The same audit also revealed that whereas the government has been paying VAT refunds on goods that were said to have been in transit, there was no evidence that the said goods had left the country.

Sources at URA intimated to Saturday Monitor that an earlier internal investigation had revealed discrepancies between the records at either end of the border Uganda shares with the Democratic Republic of the Congo. The discrepancies are to do with the status of transit goods, including electronics, textiles and petroleum products.

“The numbers were discovered to have been captured in the exit registers, but the trucks never actually go there,” one source told us, adding, “The truck is simply photographed and the image is relayed back to Kampala, but when you cross over to the Congo side, there is no evidence that the truck crossed over.”

The Office of the Auditor General has directed attention to financial losses suffered by the government due to the failure by clearing agents—wittingly or unwittingly—to remit collections received on behalf of the taxman. The said clearing agents in question reportedly get the green light to operate from the taxman since they wear the hat of an Authorised Economic Operator (AEO).

Leakages

The audit further revealed that whereas transit documents indicated that goods with a tax value of Shs1.3 billion had been cleared at various points of entry between January 2020 and December 2021, proceeds from the clearance could not be traced.

Elsewhere, abuse of customs procedure and failure by the revenue intelligence unit to capture new tax rates for steel, general machinery and food supplements meant that Shs4.7 billion in taxes remained outstanding.

Finished goods that are considered raw materials in certain sectors follow a Customs Procedure Code (CPC) that distinguishes them from importers of finished products that are not considered raw materials for purposes of ensuring the former do not pay taxes.

The report further pointed out that revenue leakages were suffered as a result of failure by the taxman to capture details of imports that were seized on account of under declaration of taxes and held in warehouses pending verification.

Manifests for 593 consignments and the corresponding imports, the report says, could not be traced, adding that there was a disconnect between information that was provided and the few available manifests.

“Seizures were raised, but they were not connected to the entry. An extract from the seizure notice system showed that 59 seizures remained pending,” the report reveals.

More losses

Another Shs1.7b in taxes that had been assessed to agents between January 2020 and December 2021 was discovered not to have been paid. This, the Auditor General hastened to add, is contrary to customs procedures that require payment to have been made within 21 days of assessment.
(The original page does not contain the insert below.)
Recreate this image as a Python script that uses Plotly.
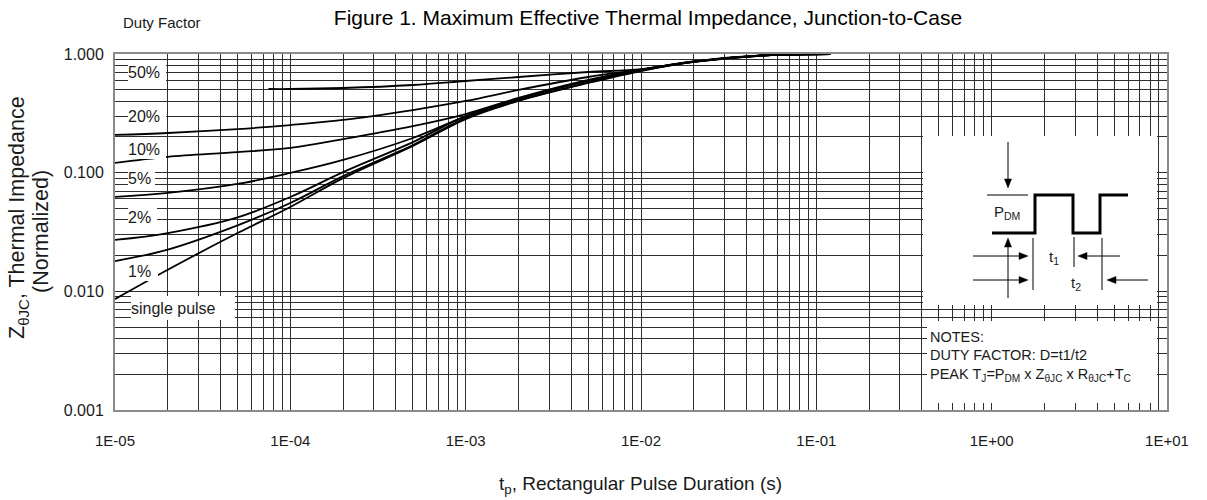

“This was due to failure by the AEOs to honour their tax obligations. This would affect their AEO status. Delayed collection of duties leads to financial loss,” the report details before tasking the taxman to take appropriate measures to recover the said taxes.

The report further reveals that another Shs1.3b in insurance cover for imports that was collected by clearing agents was also discovered not to have been remitted. Documents related to the collections could not be traced.

Goods worth just under Shs1.1b that had been stored in self-managed bonds in the period between 2020 and December 2021 could not be accounted for, which led to loss of an unspecified amount in taxes.

The report accused URA of failure to act against three non-compliant warehouses. Noncompliant warehouses are ordinarily meant to be suspended.

Whereas the report indicates that the management team at URA had made commitments to rectify some of the issues raised in the report, it was not possible to establish what had been done to fix specific queries.

Mr Bbosa had initially advised Saturday Monitor to send him an email in case additional information was required, but he had by press time not responded to the said emails.

VAT refunds

VAT registered taxpayers who export goods where duty was paid at the point of importation are eligible for VAT refunds once the said goods are re-exported. VAT refunds are also paid to taxpayers who buy goods on the open market before exporting them.